Source data
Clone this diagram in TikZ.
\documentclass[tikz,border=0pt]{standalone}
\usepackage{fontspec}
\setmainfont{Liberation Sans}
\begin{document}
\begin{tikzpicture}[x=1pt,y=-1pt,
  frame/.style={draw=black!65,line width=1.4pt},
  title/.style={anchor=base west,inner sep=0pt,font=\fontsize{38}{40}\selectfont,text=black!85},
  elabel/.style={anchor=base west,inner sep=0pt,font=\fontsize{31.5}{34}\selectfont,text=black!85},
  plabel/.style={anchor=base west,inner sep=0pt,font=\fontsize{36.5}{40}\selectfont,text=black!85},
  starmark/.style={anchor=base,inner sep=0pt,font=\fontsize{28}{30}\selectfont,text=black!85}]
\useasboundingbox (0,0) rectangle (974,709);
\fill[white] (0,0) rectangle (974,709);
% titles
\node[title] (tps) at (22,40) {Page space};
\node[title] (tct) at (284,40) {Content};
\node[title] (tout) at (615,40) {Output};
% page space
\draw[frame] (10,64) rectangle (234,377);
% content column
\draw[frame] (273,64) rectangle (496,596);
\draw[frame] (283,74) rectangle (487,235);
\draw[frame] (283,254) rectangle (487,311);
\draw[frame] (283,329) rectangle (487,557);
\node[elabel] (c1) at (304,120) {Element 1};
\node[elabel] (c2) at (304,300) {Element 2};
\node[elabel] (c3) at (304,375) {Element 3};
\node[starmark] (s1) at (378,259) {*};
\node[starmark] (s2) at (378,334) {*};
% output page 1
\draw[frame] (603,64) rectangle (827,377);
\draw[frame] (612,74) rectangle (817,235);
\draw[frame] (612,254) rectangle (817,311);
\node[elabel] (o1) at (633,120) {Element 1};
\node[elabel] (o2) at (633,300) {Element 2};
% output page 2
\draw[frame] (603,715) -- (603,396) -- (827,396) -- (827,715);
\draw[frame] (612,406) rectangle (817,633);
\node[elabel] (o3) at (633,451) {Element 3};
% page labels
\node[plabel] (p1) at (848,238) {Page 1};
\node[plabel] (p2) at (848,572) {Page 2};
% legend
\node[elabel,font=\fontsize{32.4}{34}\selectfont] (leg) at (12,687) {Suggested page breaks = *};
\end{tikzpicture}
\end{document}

Stated exercise
Extract the data exactly as given.

Result for this task
Clone this diagram in TikZ.
\documentclass[tikz,border=0pt]{standalone}
\usepackage{fontspec}
\setmainfont{Liberation Sans}
\begin{document}
\begin{tikzpicture}[x=1pt,y=-1pt,
  frame/.style={draw=black!65,line width=1.4pt},
  title/.style={anchor=base west,inner sep=0pt,font=\fontsize{38}{40}\selectfont,text=black!85},
  elabel/.style={anchor=base west,inner sep=0pt,font=\fontsize{31.5}{34}\selectfont,text=black!85},
  plabel/.style={anchor=base west,inner sep=0pt,font=\fontsize{36.5}{40}\selectfont,text=black!85},
  starmark/.style={anchor=base,inner sep=0pt,font=\fontsize{28}{30}\selectfont,text=black!85}]
\useasboundingbox (0,0) rectangle (974,709);
\fill[white] (0,0) rectangle (974,709);
% titles
\node[title] (tps) at (22,40) {Page space};
\node[title] (tct) at (284,40) {Content};
\node[title] (tout) at (615,40) {Output};
% page space
\draw[frame] (10,64) rectangle (234,377);
% content column
\draw[frame] (273,64) rectangle (496,596);
\draw[frame] (283,74) rectangle (487,235);
\draw[frame] (283,254) rectangle (487,311);
\draw[frame] (283,329) rectangle (487,557);
\node[elabel] (c1) at (304,120) {Element 1};
\node[elabel] (c2) at (304,300) {Element 2};
\node[elabel] (c3) at (304,375) {Element 3};
\node[starmark] (s1) at (378,259) {*};
\node[starmark] (s2) at (378,334) {*};
% output page 1
\draw[frame] (603,64) rectangle (827,377);
\draw[frame] (612,74) rectangle (817,235);
\draw[frame] (612,254) rectangle (817,311);
\node[elabel] (o1) at (633,120) {Element 1};
\node[elabel] (o2) at (633,300) {Element 2};
% output page 2
\draw[frame] (603,715) -- (603,396) -- (827,396) -- (827,715);
\draw[frame] (612,406) rectangle (817,633);
\node[elabel] (o3) at (633,451) {Element 3};
% page labels
\node[plabel] (p1) at (848,238) {Page 1};
\node[plabel] (p2) at (848,572) {Page 2};
% legend
\node[elabel,font=\fontsize{32.4}{34}\selectfont] (leg) at (12,687) {Suggested page breaks = *};
\end{tikzpicture}
\end{document}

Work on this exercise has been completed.